What general feel are you going for? Fast-paced a la Quake III Arena or realistic like Medal of Honor: Allied Assault?
The pace of Elite Force II multiplayer is more comparable to the Quake 3 style of play. With that said, Elite Force II gameplay has its own unique feel, thanks in part to the wide variety of weaponry available to the player.
What gameplay modes will be featured in the game?
Many of the familiar multiplayer game modes will be included in the game at launch. Elite Force II features Holomatch, Team Holomatch, Capture the Flag, and One Flag CTF. In addition, we plan to include unique modes such as Control Points, Domination, Power Struggle, and Bomb Diffusal.
Can you tell us more about the Plasma Bomb Diffusal mode?
The goal of EF2’s Bomb Diffusal mode is simple: destroy the other team's base and make sure that they don't do the same to yours. This mode is very fast paced and requires good teamwork and cooperation to beat your opponents.
There are also gameplay modifiers, like Power Struggle and Auto Handicap. How are they going to work?
In Power Struggle, your team is attempting to destroy the opposing team’s power source “singularity” while keeping yours intact. In order to destroy a singularity, your team has to do enough damage to it. This isn't quite as easy as it sounds, as not only will the opposing team be defending their singularity, they’ll be able to repair it with their Tricorders. The Auto Handicap feature allows the server to handicap players who are performing above and beyond the rest of the field by lowering their damage yield. Of course, this setting is entirely optional.
Will players be able to play against bots?

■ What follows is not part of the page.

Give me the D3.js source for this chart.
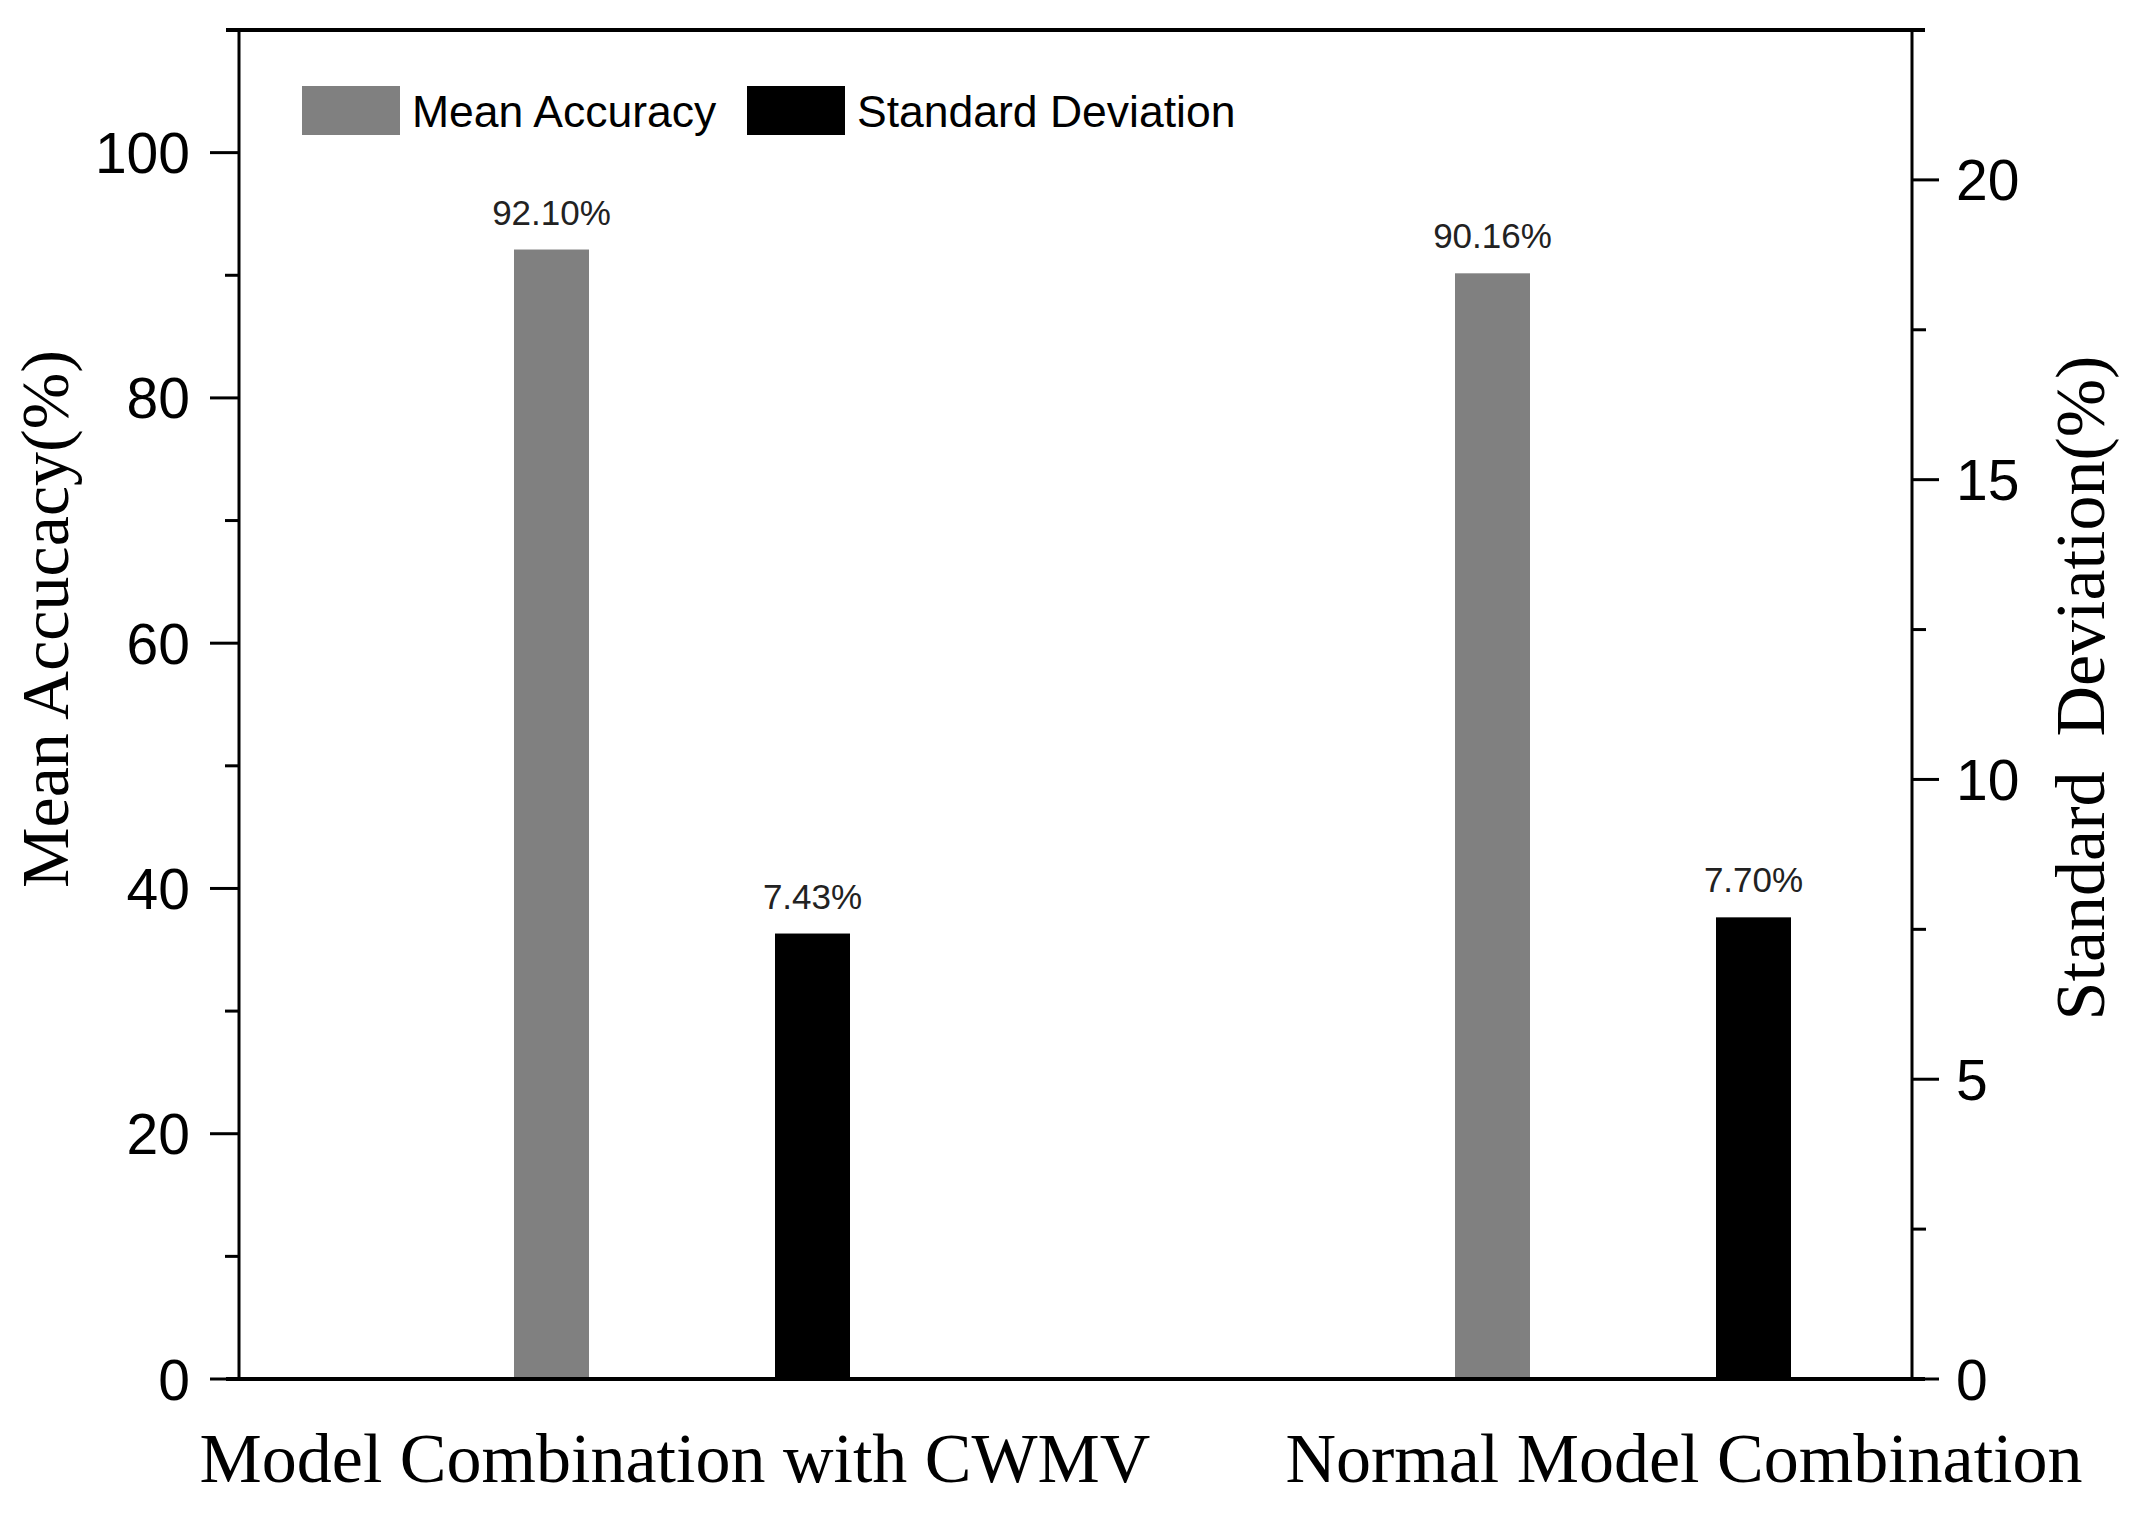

Absolutely! Elite Force II features numerous fun and challenging bots, each with various levels of difficulty.
Let's talk about the multiplayer arenas. How many will the game ship with?
There will be approximately 13 multiplayer maps shipping with the final game, all supporting various modes of gameplay. As always, this number may change as we tweak the ga me.
Are these mostly converted single player environments or original maps?
All Elite Force II multiplayer maps are specifically designed for the multiplayer aspect of the game.
Will the Tricorder be available in multiplayer? If so, what function(s) will it serve?
The Tricorder will see use in some of EF2’s unique multiplayer modes. The player will be able to arm and diffuse bombs in Bomb Diffusal with it, as well as repair their team’s singularity in Power Struggle.
Are you incorporating Punkbuster or a similar software to combat cheating?
We have not yet decided what measures we’ll be taking to reduce online cheating with Elite Force II. As our testing progresses, we’ll be addressing this issue further.
That's all for now, folks. We would like to thank lead level designer Jerry Keehan and lead programmer Steven Peeler for taking the time to answer our questions, as well as Chris Stockman and Activision's PR cyborg Mike Larson for making this interview possible.